Australia may be saying the same thing in public as it is behind the scenes, but that doesn’t mean its stance on nuclear weapons can withstand critical scrutiny, Ramesh Thakur writes.

Using the Freedom of Information law, the International Campaign to Abolish Nuclear Weapons (ICAN) has obtained a tranche of confidential cables between Canberra and various Australian diplomatic missions around the world, regarding the recent nuclear weapons’ humanitarian consequences movement. The cables contain no surprise and confirm what is broadly known about Australia’s approach. They underline some positive features of Australian foreign policy but also confirm the limitations inherent to bureaucracies in trying to find imaginative solutions to intractable problems.

The cables show Australia is a responsible state actor that takes international commitments seriously. It is not prepared to go along with a trending popular movement simply for the sake of getting along with the world’s ‘moral majority’. It takes its signature to international documents as a commitment that must be honoured. Accordingly, if the obligations conflict with existing commitments and policies, Australia will withhold its signature, even at the cost of unpopularity with sections of the domestic audience and the international community.
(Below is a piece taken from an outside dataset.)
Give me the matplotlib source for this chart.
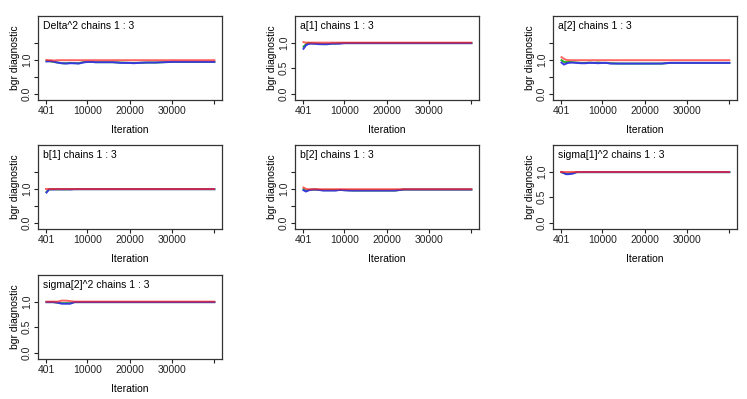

In this case Canberra concluded that signing the humanitarian pledge at the three global summits held so far – in Oslo, Nayarit (Mexico) and Vienna – and in the United Nations General Assembly would be inconsistent with Australia’s security alliance with the United States and its stated dependence on the US nuclear umbrella. Australia is to be applauded for holding steadfast to the courage of its convictions and demonstrating national integrity in foreign policy.
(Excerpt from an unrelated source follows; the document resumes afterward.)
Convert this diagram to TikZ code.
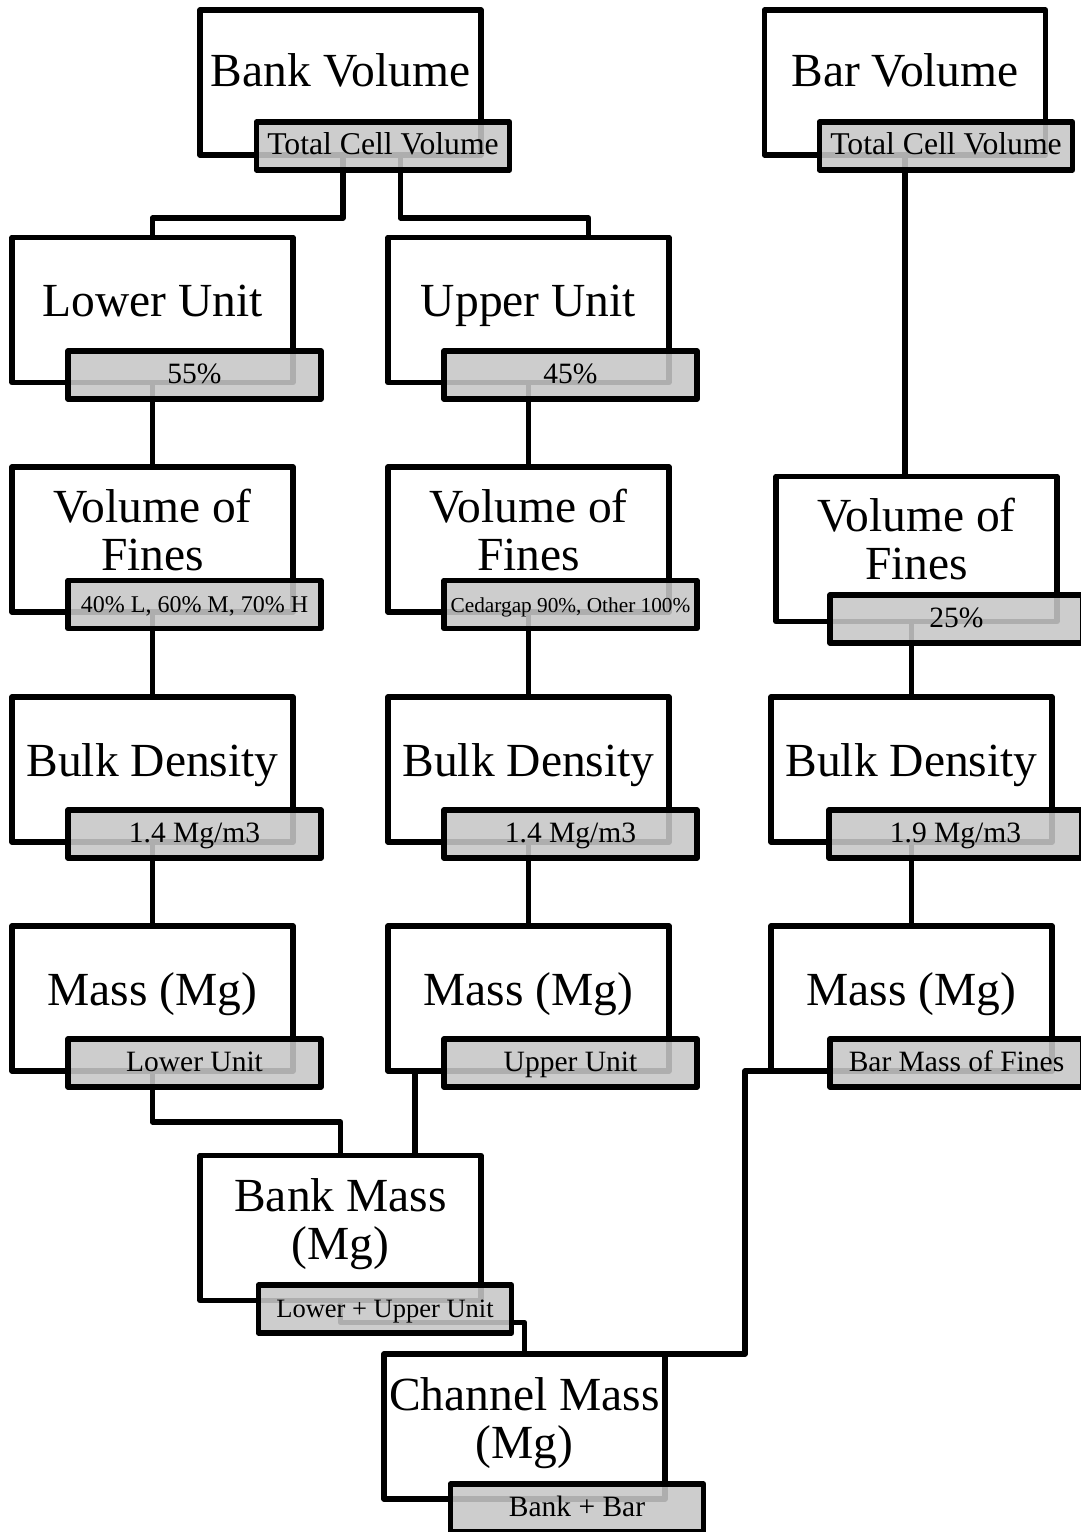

Moreover, there is no daylight between what DFAT officials were writing confidentially to one another and their explanations to concerned outsiders for the reluctance to sign the humanitarian pledge. Having gone through the 126 pages of declassified and released cables, I can find not one that surprises or contradicts any explanations and clarifications provided earlier. There may be details that were left out – no government can operate a foreign service with 100 per cent transparency on internal deliberations and processes – but at no stage and no single point was I ever misled as to what Australia wanted and why. It is good to have the consistency between public professions and private positions confirmed as a hallmark of a functioning democracy.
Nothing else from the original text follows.